## START

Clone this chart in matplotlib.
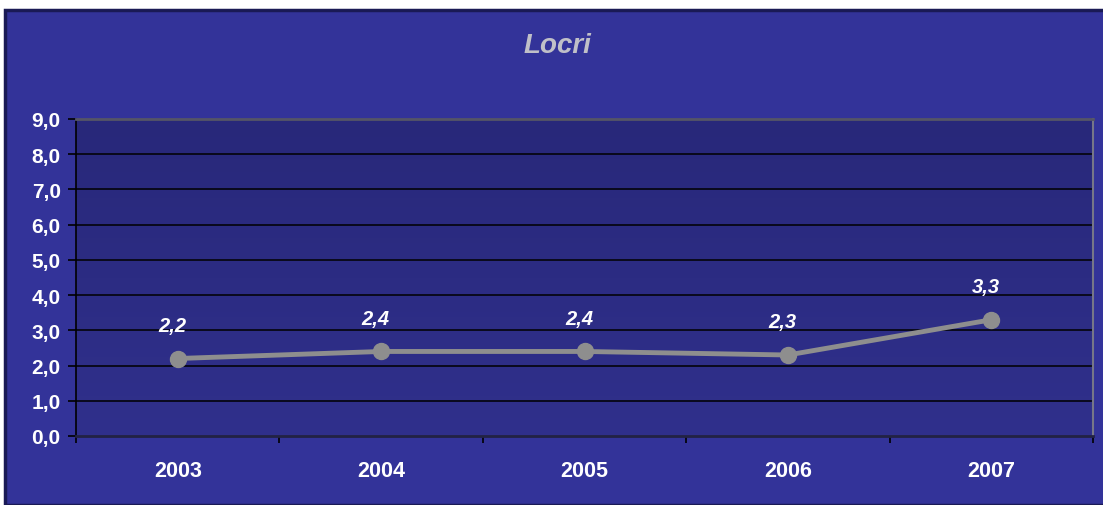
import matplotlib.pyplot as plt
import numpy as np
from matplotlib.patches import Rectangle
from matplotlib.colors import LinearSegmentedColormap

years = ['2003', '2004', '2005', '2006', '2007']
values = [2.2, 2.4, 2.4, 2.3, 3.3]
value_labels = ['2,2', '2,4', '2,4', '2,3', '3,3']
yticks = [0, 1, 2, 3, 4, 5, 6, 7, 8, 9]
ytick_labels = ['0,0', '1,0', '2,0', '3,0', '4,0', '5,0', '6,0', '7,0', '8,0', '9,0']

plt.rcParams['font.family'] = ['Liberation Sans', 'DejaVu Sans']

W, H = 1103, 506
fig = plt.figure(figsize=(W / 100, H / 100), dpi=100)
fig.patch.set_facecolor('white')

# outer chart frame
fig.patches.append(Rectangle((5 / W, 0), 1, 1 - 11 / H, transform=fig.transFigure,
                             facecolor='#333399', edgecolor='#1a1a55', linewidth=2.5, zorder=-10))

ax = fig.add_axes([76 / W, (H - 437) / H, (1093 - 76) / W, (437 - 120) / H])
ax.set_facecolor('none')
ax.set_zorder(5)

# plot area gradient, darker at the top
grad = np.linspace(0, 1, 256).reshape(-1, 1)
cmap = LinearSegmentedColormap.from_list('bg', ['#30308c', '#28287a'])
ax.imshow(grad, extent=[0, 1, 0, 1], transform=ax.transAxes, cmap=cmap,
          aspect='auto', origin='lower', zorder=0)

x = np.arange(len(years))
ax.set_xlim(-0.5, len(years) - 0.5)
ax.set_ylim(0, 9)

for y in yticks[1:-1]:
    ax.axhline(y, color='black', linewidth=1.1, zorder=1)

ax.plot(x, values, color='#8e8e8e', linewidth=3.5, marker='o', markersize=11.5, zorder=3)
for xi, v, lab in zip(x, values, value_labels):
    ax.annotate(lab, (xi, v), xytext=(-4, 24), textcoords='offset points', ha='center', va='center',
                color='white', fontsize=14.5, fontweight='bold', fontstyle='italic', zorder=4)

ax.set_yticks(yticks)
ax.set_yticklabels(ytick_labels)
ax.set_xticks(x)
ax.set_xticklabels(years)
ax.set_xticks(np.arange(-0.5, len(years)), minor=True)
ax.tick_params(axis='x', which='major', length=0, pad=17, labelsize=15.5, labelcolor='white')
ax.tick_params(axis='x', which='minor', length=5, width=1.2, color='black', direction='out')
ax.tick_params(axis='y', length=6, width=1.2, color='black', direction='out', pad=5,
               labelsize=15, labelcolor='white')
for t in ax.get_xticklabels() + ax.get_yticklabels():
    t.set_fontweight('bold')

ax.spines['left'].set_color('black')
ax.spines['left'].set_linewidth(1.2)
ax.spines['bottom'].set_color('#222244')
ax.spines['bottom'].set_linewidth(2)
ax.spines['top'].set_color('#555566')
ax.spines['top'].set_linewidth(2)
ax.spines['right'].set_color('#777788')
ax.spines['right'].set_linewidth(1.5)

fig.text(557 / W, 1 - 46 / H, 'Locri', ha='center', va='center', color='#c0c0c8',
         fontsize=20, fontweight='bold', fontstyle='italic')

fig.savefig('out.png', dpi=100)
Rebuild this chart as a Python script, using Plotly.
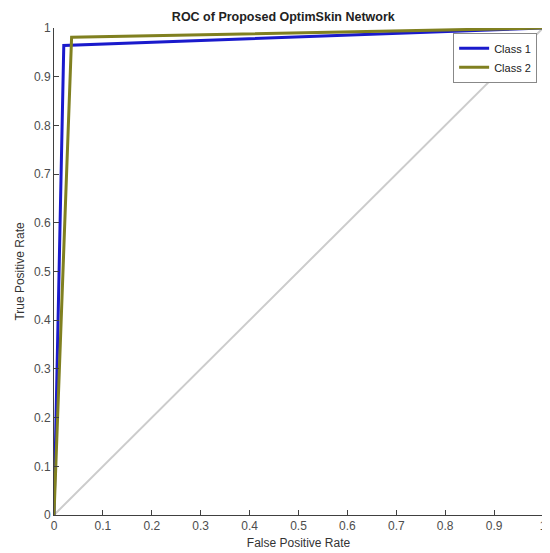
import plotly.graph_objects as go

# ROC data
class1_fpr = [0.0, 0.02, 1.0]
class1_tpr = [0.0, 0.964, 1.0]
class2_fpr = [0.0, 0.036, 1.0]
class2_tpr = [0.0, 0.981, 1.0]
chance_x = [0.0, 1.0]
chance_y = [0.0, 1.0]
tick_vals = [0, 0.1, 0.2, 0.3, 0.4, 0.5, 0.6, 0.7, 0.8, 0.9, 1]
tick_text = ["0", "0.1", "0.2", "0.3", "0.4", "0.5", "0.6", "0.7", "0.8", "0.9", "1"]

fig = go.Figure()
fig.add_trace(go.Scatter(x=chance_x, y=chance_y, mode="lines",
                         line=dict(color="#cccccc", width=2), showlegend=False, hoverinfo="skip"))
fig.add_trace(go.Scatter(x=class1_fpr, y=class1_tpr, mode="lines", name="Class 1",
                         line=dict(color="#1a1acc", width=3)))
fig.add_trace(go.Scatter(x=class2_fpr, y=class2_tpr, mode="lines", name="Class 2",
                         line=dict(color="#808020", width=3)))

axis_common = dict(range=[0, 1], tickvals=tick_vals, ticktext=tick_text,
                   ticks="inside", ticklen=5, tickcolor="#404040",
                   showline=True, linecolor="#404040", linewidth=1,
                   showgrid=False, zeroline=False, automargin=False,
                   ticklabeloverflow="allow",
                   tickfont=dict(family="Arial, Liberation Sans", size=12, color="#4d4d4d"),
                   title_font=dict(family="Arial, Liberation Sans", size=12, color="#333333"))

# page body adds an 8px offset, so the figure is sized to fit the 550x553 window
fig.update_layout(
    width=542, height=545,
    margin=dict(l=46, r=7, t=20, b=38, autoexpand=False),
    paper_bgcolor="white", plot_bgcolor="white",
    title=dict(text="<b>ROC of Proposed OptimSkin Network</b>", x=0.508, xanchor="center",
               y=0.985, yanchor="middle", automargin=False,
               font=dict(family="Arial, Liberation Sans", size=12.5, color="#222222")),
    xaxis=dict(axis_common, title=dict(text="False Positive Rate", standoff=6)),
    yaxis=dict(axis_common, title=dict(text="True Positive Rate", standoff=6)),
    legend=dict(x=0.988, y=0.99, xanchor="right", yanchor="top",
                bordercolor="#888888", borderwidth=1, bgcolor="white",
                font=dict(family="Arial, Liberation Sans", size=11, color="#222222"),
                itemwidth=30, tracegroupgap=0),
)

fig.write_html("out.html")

## END

Your goal: Print all of the records shown above exactly, leaving out each picture.

Expected answer:
Clone this chart in matplotlib.
import matplotlib.pyplot as plt
import numpy as np
from matplotlib.patches import Rectangle
from matplotlib.colors import LinearSegmentedColormap

years = ['2003', '2004', '2005', '2006', '2007']
values = [2.2, 2.4, 2.4, 2.3, 3.3]
value_labels = ['2,2', '2,4', '2,4', '2,3', '3,3']
yticks = [0, 1, 2, 3, 4, 5, 6, 7, 8, 9]
ytick_labels = ['0,0', '1,0', '2,0', '3,0', '4,0', '5,0', '6,0', '7,0', '8,0', '9,0']

plt.rcParams['font.family'] = ['Liberation Sans', 'DejaVu Sans']

W, H = 1103, 506
fig = plt.figure(figsize=(W / 100, H / 100), dpi=100)
fig.patch.set_facecolor('white')

# outer chart frame
fig.patches.append(Rectangle((5 / W, 0), 1, 1 - 11 / H, transform=fig.transFigure,
                             facecolor='#333399', edgecolor='#1a1a55', linewidth=2.5, zorder=-10))

ax = fig.add_axes([76 / W, (H - 437) / H, (1093 - 76) / W, (437 - 120) / H])
ax.set_facecolor('none')
ax.set_zorder(5)

# plot area gradient, darker at the top
grad = np.linspace(0, 1, 256).reshape(-1, 1)
cmap = LinearSegmentedColormap.from_list('bg', ['#30308c', '#28287a'])
ax.imshow(grad, extent=[0, 1, 0, 1], transform=ax.transAxes, cmap=cmap,
          aspect='auto', origin='lower', zorder=0)

x = np.arange(len(years))
ax.set_xlim(-0.5, len(years) - 0.5)
ax.set_ylim(0, 9)

for y in yticks[1:-1]:
    ax.axhline(y, color='black', linewidth=1.1, zorder=1)

ax.plot(x, values, color='#8e8e8e', linewidth=3.5, marker='o', markersize=11.5, zorder=3)
for xi, v, lab in zip(x, values, value_labels):
    ax.annotate(lab, (xi, v), xytext=(-4, 24), textcoords='offset points', ha='center', va='center',
                color='white', fontsize=14.5, fontweight='bold', fontstyle='italic', zorder=4)

ax.set_yticks(yticks)
ax.set_yticklabels(ytick_labels)
ax.set_xticks(x)
ax.set_xticklabels(years)
ax.set_xticks(np.arange(-0.5, len(years)), minor=True)
ax.tick_params(axis='x', which='major', length=0, pad=17, labelsize=15.5, labelcolor='white')
ax.tick_params(axis='x', which='minor', length=5, width=1.2, color='black', direction='out')
ax.tick_params(axis='y', length=6, width=1.2, color='black', direction='out', pad=5,
               labelsize=15, labelcolor='white')
for t in ax.get_xticklabels() + ax.get_yticklabels():
    t.set_fontweight('bold')

ax.spines['left'].set_color('black')
ax.spines['left'].set_linewidth(1.2)
ax.spines['bottom'].set_color('#222244')
ax.spines['bottom'].set_linewidth(2)
ax.spines['top'].set_color('#555566')
ax.spines['top'].set_linewidth(2)
ax.spines['right'].set_color('#777788')
ax.spines['right'].set_linewidth(1.5)

fig.text(557 / W, 1 - 46 / H, 'Locri', ha='center', va='center', color='#c0c0c8',
         fontsize=20, fontweight='bold', fontstyle='italic')

fig.savefig('out.png', dpi=100)
Rebuild this chart as a Python script, using Plotly.
import plotly.graph_objects as go

# ROC data
class1_fpr = [0.0, 0.02, 1.0]
class1_tpr = [0.0, 0.964, 1.0]
class2_fpr = [0.0, 0.036, 1.0]
class2_tpr = [0.0, 0.981, 1.0]
chance_x = [0.0, 1.0]
chance_y = [0.0, 1.0]
tick_vals = [0, 0.1, 0.2, 0.3, 0.4, 0.5, 0.6, 0.7, 0.8, 0.9, 1]
tick_text = ["0", "0.1", "0.2", "0.3", "0.4", "0.5", "0.6", "0.7", "0.8", "0.9", "1"]

fig = go.Figure()
fig.add_trace(go.Scatter(x=chance_x, y=chance_y, mode="lines",
                         line=dict(color="#cccccc", width=2), showlegend=False, hoverinfo="skip"))
fig.add_trace(go.Scatter(x=class1_fpr, y=class1_tpr, mode="lines", name="Class 1",
                         line=dict(color="#1a1acc", width=3)))
fig.add_trace(go.Scatter(x=class2_fpr, y=class2_tpr, mode="lines", name="Class 2",
                         line=dict(color="#808020", width=3)))

axis_common = dict(range=[0, 1], tickvals=tick_vals, ticktext=tick_text,
                   ticks="inside", ticklen=5, tickcolor="#404040",
                   showline=True, linecolor="#404040", linewidth=1,
                   showgrid=False, zeroline=False, automargin=False,
                   ticklabeloverflow="allow",
                   tickfont=dict(family="Arial, Liberation Sans", size=12, color="#4d4d4d"),
                   title_font=dict(family="Arial, Liberation Sans", size=12, color="#333333"))

# page body adds an 8px offset, so the figure is sized to fit the 550x553 window
fig.update_layout(
    width=542, height=545,
    margin=dict(l=46, r=7, t=20, b=38, autoexpand=False),
    paper_bgcolor="white", plot_bgcolor="white",
    title=dict(text="<b>ROC of Proposed OptimSkin Network</b>", x=0.508, xanchor="center",
               y=0.985, yanchor="middle", automargin=False,
               font=dict(family="Arial, Liberation Sans", size=12.5, color="#222222")),
    xaxis=dict(axis_common, title=dict(text="False Positive Rate", standoff=6)),
    yaxis=dict(axis_common, title=dict(text="True Positive Rate", standoff=6)),
    legend=dict(x=0.988, y=0.99, xanchor="right", yanchor="top",
                bordercolor="#888888", borderwidth=1, bgcolor="white",
                font=dict(family="Arial, Liberation Sans", size=11, color="#222222"),
                itemwidth=30, tracegroupgap=0),
)

fig.write_html("out.html")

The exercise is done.